Mieko Shiomi (b. 1938) is a Japanese artist, composer, and performer who played a key role in the development of text scores, free improvisation, tape music, and many other practices exploring the limits of sound and music. During her studies in the Tokyo University of the Arts, together with Yasunao Tone, Takehisa Kosugi, and others, she founded the experimental music collective Group Ongaku, pioneering electroacoustic improvisation, which later became a worldwide phenomenon. In 1964, she was invited by George Maciunas to join the Fluxus movement, where she introduced and developed some of her practices for an international audience, before returning to Japan and starting work on performances (‘events’), ensemble pieces, and other works — for example, Spatial Poems, an event that bends time and geography and integrates all her practices, based on instructions sent to fellow artists and the careful documentation of the results.
Still active today, her work has been widely circulated as Fluxus editions, featured in concert halls, museums, galleries, and non-traditional spaces, as well as re-performed numerous times by other musicians and artists. Since 2014, Mieko Shiomi has also been giving lectures at Kyoto City University of Arts as a Distinguished Visiting Scholar.
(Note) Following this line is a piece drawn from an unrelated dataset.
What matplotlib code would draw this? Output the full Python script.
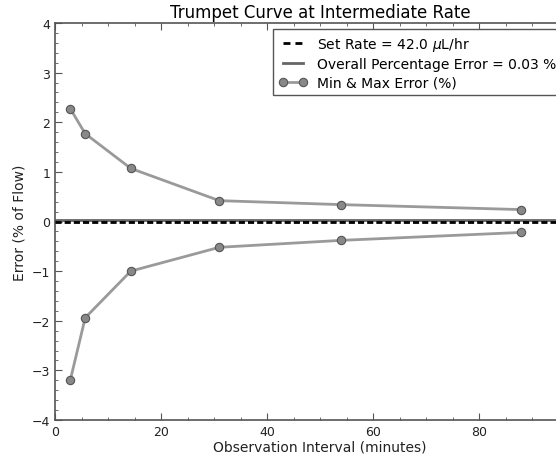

Starting with a simple instruction — “let something be blown by the wind” — the collectively made sonic sculpture commissioned for Rites of the Eternal Wind offers a strong entry point for exploring the conceptual framework of Mieko Shiomi’s artistic practice, which has been shaping her work for over 65 years. She expands the idea by inviting all Triennale artists, both local and international, to bring or send a bell or any sound-making object to contribute to the sculpture. These objects are to be hung on a piece of wood found near the Syr Darya River in Kazakhstan, and they will be moved by the air, resembling wind chimes — one of the earliest forms of chance-based music known to humanity.Titled Wind Event, the sculpture is not a static object but a durational work that begins sounding even before the Triennale opens; and it will only be fully experienced once each participating artist has had the opportunity to contribute.